The normal claim that 'there is only one word for "rock"' in Aramaic is false. In Jesus' dialect there were two, כיפה /kefa/ and אבנה /evna/. They were synonyms, like "stone" and "rock" in English. The latter one, אבנה /evna/ Jesus used as a pun (he was fond of wordplays) against the word אבנה /evne/ which means "I will build." So it is a pun with two layers; two "hops" if you will:

"You are Kefa (rock) and upon this evna (rock) evne (I will build) my church."

Any argument about the primacy of Peter or that some shade of difference between Petros and petra matters is therefore irrelevant. This passage cannot be used for or against Papal authority.

Why are you--and others--so desperately eager to prove that Jesus had blood brothers?

Re-read above. I am not. I don't care if you believe Mary wore a party hat all the days of her life. It's not a Creedal matter.

Aramaic has no word for "cousin." If one wanted to refer to the cousin relationship, one has to use a circumlocution such as “the son of his uncle” (brona d-`ammeh). This often is too much trouble, so broader kinship terms are used that don’t mean “cousin” in particular; e.g., ahyana ("kinsman"), qariwa ("close relation"), or nasha ("relative"). One such term is aha, which literally means “brother” but is also frequently used in the sense of “relative, kinsman.”
Cousin, Kinswoman . . . Aargh!

Jimmy there is simply wrong.

First, he's pulling from Classical Syriac – an Aramaic language that is 500 years and hundreds of miles removed from Jesus' day and place. Remember that Aramaic is not a single monolithic language, it's an entire family of them.
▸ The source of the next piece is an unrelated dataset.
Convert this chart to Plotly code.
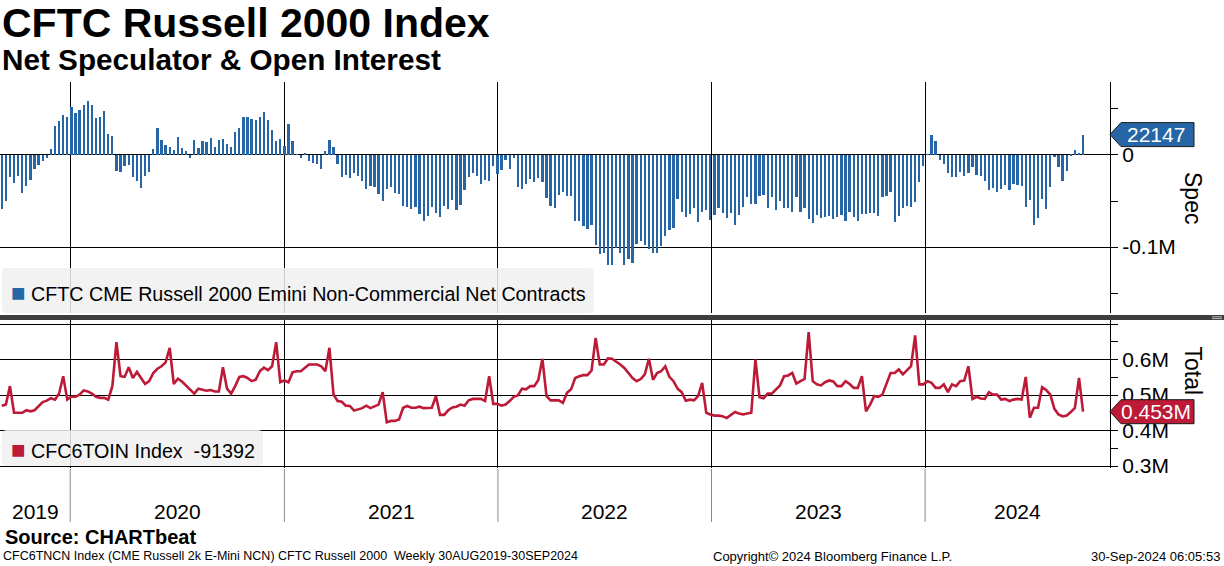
import pandas as pd
import plotly.graph_objects as go

W, H = 1224, 566
H_LAYOUT = 576

# ---------------- data ----------------
dates = pd.date_range("2019-09-06", periods=265, freq="7D")

# Net non-commercial contracts (thousands)
spec_k = [
    -58.7, -50, -23.5, -30, -22.5, -41, -34, -27, -15, -10.5,
    -7, -3, 6.5, 31, 37, 43.5, 41, 52, 45.5, 49,
    54, 59, 54, 40.5, 41, 48, 23, 20.5, -17, -19,
    -12.5, -10.5, -23.5, -28, -35.5, -22.5, -18, 6.5, 29, 16,
    11, 8.7, 5.4, 19.5, 7.6, 4.3, -3, 16, 7.6, 15,
    14, 18.5, 8.7, 16, 17.4, 12, 8.7, 25, 29, 41,
    41, 39, 38, 41, 47, 38, 27, 15, 17.4, 9.8,
    34, 15, 1, -3.6,
    2, -7, -8.3, -9.4, -15, 4.3, 16, 8.7, -9.4, -23.5,
    -21.4, -24.6, -19.2, -22.5, -28, -36.6, -33.3, -34.4, -42, -49.6,
    -36.6, -34.4, -40.9, -42, -55, -56, -58.3, -56, -63.8, -71.4,
    -66, -56, -62.7, -67, -55, -58.3, -48.6, -59.4, -54, -37.7,
    -23.5, -19.2, -22.5, -31.2, -26.8, -28, -11.6, -20.3, -16, -5,
    -15, -3, -34.4, -36.6, -31.2, -25.7, -29, -24.6, -29, -46.4,
    -55, -57.2, -43, -39.9, -44.2, -44.2, -71.4, -71.4, -76.8, -80,
    -75.7, -97.5, -108, -106, -120,
    -119, -100.7, -106, -120, -113, -117, -96.4, -93, -97.5, -101.8,
    -107, -107, -99.3, -87.7, -81.2, -79, -47.5, -61.6, -67, -63.8,
    -57.2, -72.5, -62.3, -59.4, -70.3, -64.9, -57.2, -62.7, -68, -62.7,
    -75.7, -64.9, -56, -45.3, -52.9, -52.9, -44.2, -43, -57.2, -45.3,
    -59.4, -49.6, -57.2, -57.2, -61.6, -46, -61.6, -57.2, -69.2, -73.6,
    -64.9, -68, -67, -66, -69.2, -67, -64.9, -71.4, -61.6, -67,
    -71.4, -63.8, -63.8, -62.7, -62.7, -66, -45.3, -44.2, -39.9, -72.5,
    -66, -57.2, -55, -56, -50.7, -29, -11.6,
    0.5, 21.7, 15, -5, -9.4, -19.2, -23.5, -23.5, -18, -22.5,
    -19.2, -12.7, -21.4, -22.5, -28, -37.7, -35.5, -39.9, -36.6, -32.2,
    -37.7, -31.2, -32.2, -33.3, -56, -48.6, -75.7, -68, -47.5, -58.3,
    -34.4, -2.5, -12.7, -28, -17, -1, 5.4, 2, 22.147,
]

# Total open interest (thousands)
oi_k = [
    470, 473, 525, 450, 450, 450, 457, 454, 457, 470,
    480, 484, 491, 487, 504, 553, 487, 495, 495, 501,
    513, 510, 504, 495, 492, 492, 487, 525, 649, 553,
    551, 578, 548, 565, 546, 531, 539, 562, 574, 581,
    592, 633, 531, 546, 538, 525, 515, 504, 518, 515,
    512, 514, 510, 510, 578, 518, 504, 525, 551, 553,
    548, 539, 543, 567, 577, 570, 581, 649, 536, 541,
    536, 564, 567, 567, 577, 586,
    586, 586, 581, 567, 633, 501, 483, 481, 470, 469,
    456, 460, 463, 470, 463, 468, 473, 508, 423, 427,
    427, 431, 464, 469, 464, 464, 467, 463, 464, 464,
    497, 444, 444, 457, 465, 467, 473, 470, 485, 489,
    489, 489, 483, 553, 475, 475, 470, 473, 483, 495,
    499, 518, 516, 525, 525, 542, 602, 497, 485, 485,
    485, 478, 506, 516, 548, 553, 556, 556, 569, 661,
    586, 586, 603, 602, 595, 586,
    576, 562, 548, 539, 545, 558, 602, 543, 562, 567,
    581, 551, 539, 518, 508, 484, 487, 485, 497, 534,
    450, 445, 442, 442, 440, 435, 443, 452, 448, 445,
    448, 450, 600, 494, 491, 504, 504, 516, 527, 553,
    555, 562, 532, 539, 545, 677, 539, 530, 527, 536,
    541, 538, 525, 525, 539, 531, 520, 520, 553, 454,
    473, 497, 495, 501, 530, 562, 562, 572, 558, 570,
    581, 668, 530,
    530, 539, 534, 520, 520, 530, 508, 530, 525, 539,
    541, 581, 489, 495, 490, 489, 508, 501, 501, 487,
    489, 483, 487, 489, 487, 551, 436, 464, 464, 522,
    514, 501, 461, 445, 440, 442, 452, 464, 548, 453,
]

year_labels = ["2019", "2020", "2021", "2022", "2023", "2024"]
spec_ticks = [0, -100000]
spec_ticktext = ["0", "-0.1M"]
oi_ticks = [300000, 400000, 500000, 600000, 700000]
oi_ticktext = ["0.3M", "0.4M", "0.5M", "0.6M", ""]

spec = [v * 1000 for v in spec_k]
oi = [v * 1000 for v in oi_k]

# ---------------- helpers ----------------
def fx(px):
    return px / W

def fy(py):
    return 1 - py / H

BLUE = "#2766a6"
RED = "#bd1a37"
FONT = "Liberation Sans"

x_start = pd.Timestamp("2019-09-03")
x_end = pd.Timestamp("2024-11-12")
year_starts = [pd.Timestamp(f"{y}-01-01") for y in range(2020, 2025)]

top_dom = [fy(313), fy(82)]
bot_dom = [fy(468), fy(318)]
top_range = [-171700, 79300]
bot_range = [294400, 716900]

fig = go.Figure()
fig.add_trace(go.Bar(x=dates, y=spec, marker=dict(color=BLUE, line=dict(width=0)),
                     width=3.9 * 86400000, xaxis="x", yaxis="y", showlegend=False))
fig.add_trace(go.Scatter(x=dates, y=oi, mode="lines", line=dict(color=RED, width=2.6),
                         xaxis="x2", yaxis="y2", showlegend=False))

xcommon = dict(range=[x_start, x_end], domain=[0, fx(1110)], tickvals=year_starts,
               showticklabels=False, showgrid=True, gridcolor="black", gridwidth=1,
               zeroline=False, showline=False, ticks="")

fig.update_layout(
    width=W, height=H_LAYOUT, autosize=False, margin=dict(l=0, r=0, t=0, b=H_LAYOUT - H),
    paper_bgcolor="white", plot_bgcolor="white",
    font=dict(family=FONT, color="black"),
    bargap=0,
    xaxis=dict(anchor="y", **xcommon),
    xaxis2=dict(anchor="y2", matches="x", **xcommon),
    yaxis=dict(domain=top_dom, range=top_range, side="right", anchor="x",
               tickvals=spec_ticks, ticktext=spec_ticktext,
               showgrid=True, gridcolor="black", gridwidth=1, zeroline=False,
               showline=True, linecolor="black", linewidth=1,
               ticks="outside", ticklen=7, tickcolor="black",
               minor=dict(tickvals=[50000, -50000, -150000], ticks="outside", ticklen=7,
                          tickcolor="black", showgrid=False),
               tickfont=dict(size=21, family=FONT)),
    yaxis2=dict(domain=bot_dom, range=bot_range, side="right", anchor="x2",
                tickvals=oi_ticks, ticktext=oi_ticktext,
                showgrid=True, gridcolor="black", gridwidth=1, zeroline=False,
                showline=True, linecolor="black", linewidth=1,
                ticks="outside", ticklen=7, tickcolor="black",
                minor=dict(tickvals=[350000, 450000, 550000, 650000], ticks="outside",
                           ticklen=7, tickcolor="black", showgrid=False),
                tickfont=dict(size=21, family=FONT)),
)

shapes = []
annotations = []

def rrect_path(x0, y0, x1, y1, r):
    p = [
        f"M {fx(x0 + r)},{fy(y0)}",
        f"L {fx(x1 - r)},{fy(y0)}",
        f"Q {fx(x1)},{fy(y0)} {fx(x1)},{fy(y0 + r)}",
        f"L {fx(x1)},{fy(y1 - r)}",
        f"Q {fx(x1)},{fy(y1)} {fx(x1 - r)},{fy(y1)}",
        f"L {fx(x0 + r)},{fy(y1)}",
        f"Q {fx(x0)},{fy(y1)} {fx(x0)},{fy(y1 - r)}",
        f"L {fx(x0)},{fy(y0 + r)}",
        f"Q {fx(x0)},{fy(y0)} {fx(x0 + r)},{fy(y0)}",
        "Z",
    ]
    return " ".join(p)

# legend boxes
shapes.append(dict(type="path", xref="paper", yref="paper", path=rrect_path(2, 268, 594, 313, 5),
                   fillcolor="rgba(240,240,240,0.85)", line=dict(width=0), layer="above"))
shapes.append(dict(type="path", xref="paper", yref="paper", path=rrect_path(2, 430, 263, 466, 5),
                   fillcolor="rgba(240,240,240,0.85)", line=dict(width=0), layer="above"))
annotations.append(dict(xref="paper", yref="paper", x=fx(9), y=fy(292), xanchor="left", yanchor="middle",
                        showarrow=False,
                        text=f"<span style='color:{BLUE};font-size:24px'>■</span> CFTC CME Russell 2000 Emini Non-Commercial Net Contracts",
                        font=dict(size=19.7, family=FONT)))
annotations.append(dict(xref="paper", yref="paper", x=fx(9), y=fy(449), xanchor="left", yanchor="middle",
                        showarrow=False,
                        text=f"<span style='color:{RED};font-size:24px'>■</span> CFC6TOIN Index  -91392",
                        font=dict(size=19.7, family=FONT)))

# panel separator
shapes.append(dict(type="rect", xref="paper", yref="paper", x0=0, x1=1, y0=fy(320), y1=fy(315),
                   fillcolor="#3d3d3d", line=dict(width=0), layer="above"))
shapes.append(dict(type="line", xref="paper", yref="paper", x0=fx(1212), x1=fx(1222), y0=fy(316.8), y1=fy(316.8),
                   line=dict(color="#bbbbbb", width=1), layer="above"))
shapes.append(dict(type="line", xref="paper", yref="paper", x0=fx(1212), x1=fx(1222), y0=fy(318.6), y1=fy(318.6),
                   line=dict(color="#bbbbbb", width=1), layer="above"))

# year separators and labels in the axis strip
bounds = [x_start] + year_starts + [x_end]
for ys in year_starts:
    shapes.append(dict(type="line", xref="x", yref="paper", x0=ys, x1=ys, y0=fy(522), y1=fy(469),
                       line=dict(color="#8a8a8a", width=1)))
for i, lab in enumerate(year_labels):
    mid = bounds[i] + (bounds[i + 1] - bounds[i]) / 2
    annotations.append(dict(xref="x", yref="paper", x=mid, y=fy(511), xanchor="center", yanchor="middle",
                            showarrow=False, text=lab, font=dict(size=21, family=FONT)))

# value tags
def tag(value, yref, rng, dom_px, color, text):
    upp = (rng[1] - rng[0]) / dom_px  # data units per pixel
    hh = 12 * upp
    x_tip, x_body, x_end_ = fx(1110), fx(1121), fx(1194)
    path = (f"M {x_tip},{value} L {x_body},{value + hh} L {x_end_},{value + hh} "
            f"L {x_end_},{value - hh} L {x_body},{value - hh} Z")
    shapes.append(dict(type="path", xref="paper", yref=yref, path=path, fillcolor=color,
                       line=dict(color="#1a1a1a", width=1), layer="above"))
    annotations.append(dict(xref="paper", yref=yref, x=fx(1156), y=value, xanchor="center",
                            yanchor="middle", showarrow=False, text=text,
                            font=dict(size=21, color="white", family=FONT)))

tag(spec[-1], "y", top_range, 313 - 82, BLUE, f"{round(spec[-1])}")
tag(oi[-1], "y2", bot_range, 468 - 318, RED, f"{oi[-1] / 1e6:.3f}M")

# axis titles
annotations.append(dict(xref="paper", yref="paper", x=fx(1208), y=fy(198), textangle=90,
                        showarrow=False, text="Spec", font=dict(size=23, family=FONT)))
annotations.append(dict(xref="paper", yref="paper", x=fx(1208), y=fy(397), textangle=90,
                        showarrow=False, text="Total", font=dict(size=23, family=FONT)))

# titles
annotations.append(dict(xref="paper", yref="paper", x=fx(0), y=fy(23), xanchor="left", yanchor="middle",
                        showarrow=False, text="<b>CFTC Russell 2000 Index</b>",
                        font=dict(size=41, family=FONT)))
annotations.append(dict(xref="paper", yref="paper", x=fx(0), y=fy(60), xanchor="left", yanchor="middle",
                        showarrow=False, text="<b>Net Speculator &amp; Open Interest</b>",
                        font=dict(size=29.7, family=FONT)))

# footer
annotations.append(dict(xref="paper", yref="paper", x=fx(3), y=fy(537), xanchor="left", yanchor="middle",
                        showarrow=False, text="<b>Source: CHARTbeat</b>", font=dict(size=20, family=FONT)))
annotations.append(dict(xref="paper", yref="paper", x=fx(1), y=fy(556), xanchor="left", yanchor="middle",
                        showarrow=False,
                        text="CFC6TNCN Index (CME Russell 2k E-Mini NCN) CFTC Russell 2000  Weekly 30AUG2019-30SEP2024",
                        font=dict(size=12.5, family=FONT)))
annotations.append(dict(xref="paper", yref="paper", x=fx(711), y=fy(556), xanchor="left", yanchor="middle",
                        showarrow=False, text="Copyright© 2024 Bloomberg Finance L.P.",
                        font=dict(size=13, family=FONT)))
annotations.append(dict(xref="paper", yref="paper", x=fx(1222), y=fy(556), xanchor="right", yanchor="middle",
                        showarrow=False, text="30-Sep-2024 06:05:53",
                        font=dict(size=13, family=FONT)))

fig.update_layout(shapes=shapes, annotations=annotations)
fig.write_html("out.html",
               config={"displayModeBar": False, "responsive": False},
               post_script="document.body.style.margin='0';document.body.style.overflow='hidden';")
As a result, the phrases "brona d-`ammeh" "ahyana" "qariwa" and "nasha" (in that sense) do not exist in Galilean Aramaic/JPA. It's like claiming that Spanish words exist in French.
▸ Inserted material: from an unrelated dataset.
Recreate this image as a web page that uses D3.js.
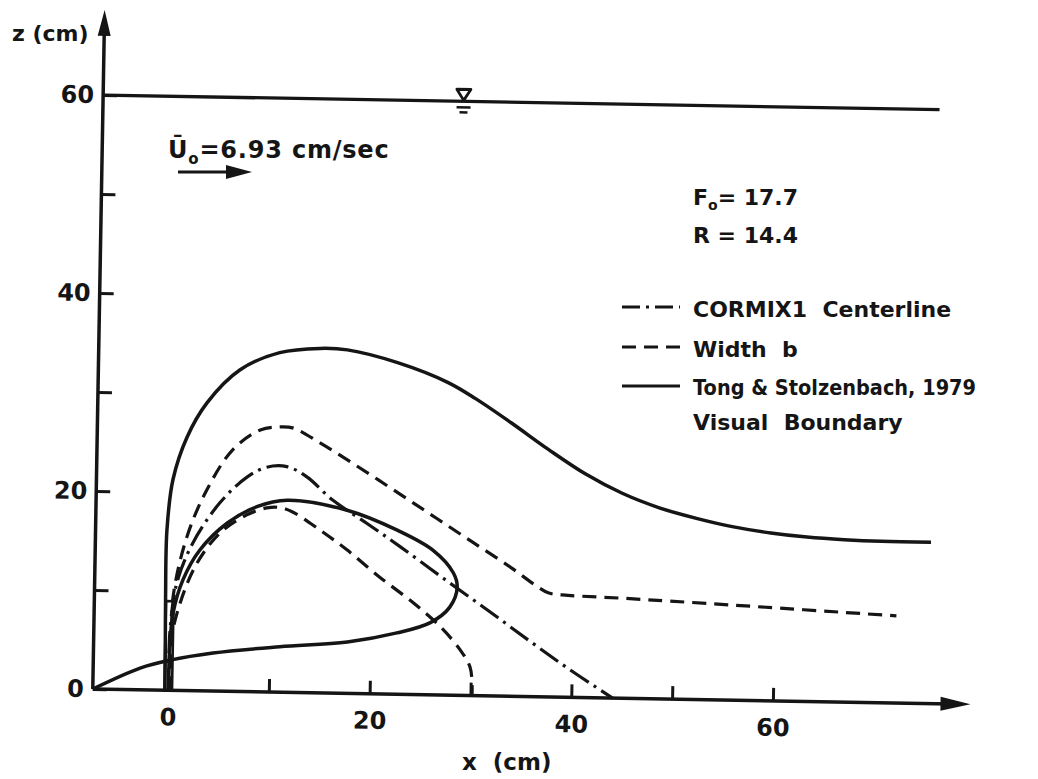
<!DOCTYPE html>
<html><head><meta charset="utf-8">
<script src="https://cdn.jsdelivr.net/npm/d3@7"></script>
<style>
body{margin:0;background:#fff}
svg{display:block}
text{font-family:"DejaVu Sans",sans-serif;font-weight:bold;fill:#151515}
</style></head>
<body><svg id="c" width="1038" height="779"></svg>
<script>
// ---- data (cm) ----
const xTicks = [0, 10, 20, 30, 40, 50, 60];
const xTickLabels = ["0", "", "20", "", "40", "", "60"];
const zTicks = [0, 10, 20, 30, 40, 50, 60];
const zTickLabels = ["0", "", "20", "", "40", "", "60"];

// Tong & Stolzenbach visual boundary (outer)
const outerBoundary = [[-0.3,0],[-0.35,5],[-0.4,9.4],[-0.38,16.2],[0.13,21.3],[1.45,25.6],[3.37,29.1],[6.6,32.5],[10.5,34.3],[14.5,34.8],[17.2,34.7],[22.2,33.5],[27.2,31.6],[30.0,30.0],[33.6,27.6],[37.3,25.0],[41.0,22.6],[44.7,20.7],[48.4,19.3],[52.1,18.3],[55.8,17.5],[59.5,16.95],[63.1,16.6],[66.8,16.4],[70.5,16.3],[75.4,16.3]];
// Tong & Stolzenbach visual boundary (inner loop)
const innerBoundary = [[-7.46,0],[-2.8,2.2],[0.15,3.05],[4.4,3.85],[11.0,4.6],[17.7,5.2],[22.6,6.2],[25.9,7.3],[27.8,8.9],[28.5,10.9],[28.1,12.35],[26.05,14.6],[22.4,16.6],[17.45,18.5],[11.5,19.4],[8.5,18.7],[5.6,17.0],[2.9,14.2],[1.3,11.2],[0.37,7.8],[0.1,4.3],[0.05,0]];
// CORMIX1 centerline
const centerline = [[0.05,0],[0.1,6.1],[0.7,10.9],[2.2,14.9],[4.8,19.0],[7.5,21.7],[9.4,22.7],[11.4,22.8],[13.4,21.8],[16.0,19.5],[19.45,17.2],[22.8,14.9],[27.1,11.8],[31.5,8.7],[35.8,5.6],[39.8,2.8],[44.1,0]];
// width b, upper and lower edges
const widthUpper = [[0.2,0],[0.3,5],[0.34,9.4],[1.6,15.5],[3.5,20.3],[6.0,24.4],[8.7,26.45],[10.65,26.8],[12.0,26.7],[14.65,25.25],[18.0,23.2],[22.7,20.2],[26.4,17.8],[30.1,15.4],[33.8,13.0],[36.2,11.3],[37.6,10.5],[39.5,10.3],[44.9,10.1],[55.9,9.6],[72.1,8.8]];
const widthLower = [[0.2,0],[0.13,4.4],[1.04,8.8],[2.66,12.9],[4.9,16.0],[7.5,17.85],[9.5,18.6],[10.8,18.65],[12.1,18.2],[14.8,16.45],[17.5,14.5],[20.8,11.8],[24.2,9.25],[26.9,6.9],[28.9,4.6],[29.9,2.9],[30.15,0.9],[30.15,0]];

const waterLevel = 60;
const waterExtent = [-7.46, 75.5];
const waterSymbolX = 28.3;
const axisExtentX = [-7.46, 79.6];
const axisExtentZ = [0, 68.6];

const legendLabels = ["CORMIX1  Centerline", "Width  b", "Tong & Stolzenbach, 1979"];
const legendDash = ["22,6,3,6", "14,8", null];

// ---- drawing ----
const svg = d3.select("#c");
svg.append("rect").attr("width",1038).attr("height",779).attr("fill","#fff");

const x = d3.scaleLinear().domain([0, 60]).range([75, 75 + 605]);
const z = d3.scaleLinear().domain([0, 60]).range([0, -594]);

const g = svg.append("g").attr("transform", "translate(93,689) rotate(1)");

const ink = "#151515";
const SW = 3.5;

// axes lines
g.append("line").attr("x1", x(axisExtentX[0])).attr("x2", x(axisExtentX[1]) - 20)
  .attr("y1", z(0)).attr("y2", z(0)).attr("stroke", ink).attr("stroke-width", SW);
g.append("path").attr("d", (() => { const p = d3.path(); const tx = x(axisExtentX[1]); p.moveTo(tx, 0); p.lineTo(tx - 30, -7); p.lineTo(tx - 30, 7); p.closePath(); return p.toString(); })()).attr("fill", ink);

g.append("line").attr("x1", x(axisExtentX[0])).attr("x2", x(axisExtentX[0]))
  .attr("y1", z(0)).attr("y2", z(axisExtentZ[1]) + 20).attr("stroke", ink).attr("stroke-width", SW);
g.append("path").attr("d", (() => { const p = d3.path(); const tz = z(axisExtentZ[1]); const ax = x(axisExtentX[0]); p.moveTo(ax, tz); p.lineTo(ax - 6.5, tz + 26); p.lineTo(ax + 6.5, tz + 26); p.closePath(); return p.toString(); })()).attr("fill", ink);

// x axis ticks
const xAxis = d3.axisBottom(x).tickValues(xTicks).tickFormat((d, i) => xTickLabels[i])
  .tickSizeInner(-13).tickSizeOuter(0).tickPadding(18);
const gx = g.append("g").call(xAxis);
gx.select(".domain").remove();
gx.selectAll("line").attr("stroke", ink).attr("stroke-width", 3);
gx.selectAll("text").attr("font-size", 24).attr("font-family", "DejaVu Sans").attr("font-weight", "bold").attr("fill", ink);

// z axis ticks
const zAxis = d3.axisLeft(z).tickValues(zTicks).tickFormat((d, i) => zTickLabels[i])
  .tickSizeInner(-14).tickSizeOuter(0).tickPadding(9);
const gz = g.append("g").attr("transform", `translate(${x(axisExtentX[0])},0)`).call(zAxis);
gz.select(".domain").remove();
gz.selectAll("line").attr("stroke", ink).attr("stroke-width", 3);
gz.selectAll("text").attr("font-size", 24).attr("font-family", "DejaVu Sans").attr("font-weight", "bold").attr("fill", ink);

// water surface
g.append("line").attr("x1", x(waterExtent[0])).attr("x2", x(waterExtent[1]))
  .attr("y1", z(waterLevel)).attr("y2", z(waterLevel)).attr("stroke", ink).attr("stroke-width", 3.3);
const wx = x(waterSymbolX), wz = z(waterLevel);
g.append("path").attr("d", `M${wx-7},${wz-12} L${wx+7},${wz-12} L${wx},${wz-1} Z`)
  .attr("fill", "none").attr("stroke", ink).attr("stroke-width", 2.8).attr("stroke-linejoin", "round");
g.append("line").attr("x1", wx-7).attr("x2", wx+7).attr("y1", wz+6).attr("y2", wz+6).attr("stroke", ink).attr("stroke-width", 2.6);
g.append("line").attr("x1", wx-4).attr("x2", wx+4).attr("y1", wz+11).attr("y2", wz+11).attr("stroke", ink).attr("stroke-width", 2.6);

// curves
const line = d3.line().x(d => x(d[0])).y(d => z(d[1])).curve(d3.curveCatmullRom.alpha(0.5));
function curve(data, dash, w) {
  const p = g.append("path").attr("d", line(data)).attr("fill", "none")
    .attr("stroke", ink).attr("stroke-width", w).attr("stroke-linecap", "butt").attr("stroke-linejoin", "round");
  if (dash) p.attr("stroke-dasharray", dash);
}
curve(widthUpper, legendDash[1], 3.2);
curve(widthLower, legendDash[1], 3.2);
curve(centerline, legendDash[0], 3.2);
curve(outerBoundary, null, SW);
curve(innerBoundary, null, SW);

// nozzle
g.append("rect").attr("x", x(-0.35)).attr("y", z(9)).attr("width", x(0.4) - x(-0.35)).attr("height", z(0) - z(9))
  .attr("fill", "none").attr("stroke", ink).attr("stroke-width", 2.6);

// axis titles
svg.append("text").attr("x", 12).attr("y", 41).attr("font-size", 22).text("z (cm)");
svg.append("text").attr("x", 462).attr("y", 770).attr("font-size", 23).style("white-space", "pre").text("x  (cm)");

// velocity annotation
const ut = svg.append("text").attr("x", 168).attr("y", 158).attr("font-size", 24).attr("letter-spacing", 0.8);
ut.append("tspan").text("Ū");
ut.append("tspan").attr("font-size", 15).attr("dy", 6).text("o");
ut.append("tspan").attr("dy", -6).text("=6.93 cm/sec");
svg.append("line").attr("x1", 178).attr("x2", 232).attr("y1", 172).attr("y2", 172).attr("stroke", ink).attr("stroke-width", 3);
svg.append("path").attr("d", "M252,172 L226,165 L226,179 Z").attr("fill", ink);

// parameters
const ft = svg.append("text").attr("x", 693).attr("y", 205).attr("font-size", 22);
ft.append("tspan").text("F");
ft.append("tspan").attr("font-size", 14).attr("dy", 5).text("o");
ft.append("tspan").attr("dy", -5).text("= 17.7");
svg.append("text").attr("x", 693).attr("y", 243).attr("font-size", 22).text("R = 14.4");

// legend
const legY = [307, 347, 386];
const legTextY = [317, 357, 395];
legendLabels.forEach((lab, i) => {
  const l = svg.append("line").attr("x1", 622).attr("x2", 680).attr("y1", legY[i]).attr("y2", legY[i])
    .attr("stroke", ink).attr("stroke-width", 3.2);
  if (legendDash[i]) l.attr("stroke-dasharray", i === 0 ? "18,6,3,6" : "14,8");
  const t = svg.append("text").attr("x", 693).attr("y", legTextY[i]).attr("font-size", 22)
    .style("white-space", "pre").text(lab);
  if (i === 2) t.attr("textLength", 283).attr("lengthAdjust", "spacingAndGlyphs");
});
svg.append("text").attr("x", 693).attr("y", 430).attr("font-size", 22).style("white-space", "pre").text("Visual  Boundary");
</script></body></html>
Second, in Jesus' own dialect, the circumlocution בר–דוד /bar-dud/ is readily attested in Bereshit Rabba (בני דודיכון אנן = /bənai duḏeḵon ənan/ = "We are your cousins." 344:4) and Talmud Yerushalmi (כן אורחהון דבני דודייא עבדין = /kən 'orḥhon da-vənai dudekon 'avdin/ = "Is this how cousins act?"), and בר–אח דאב /bar-aḥ d'av/ is attested in Targum Neofiti.

It's Hebraic both/and thinking that Jesus often used

"Hebraic both/and thinking"? What malarkey is this?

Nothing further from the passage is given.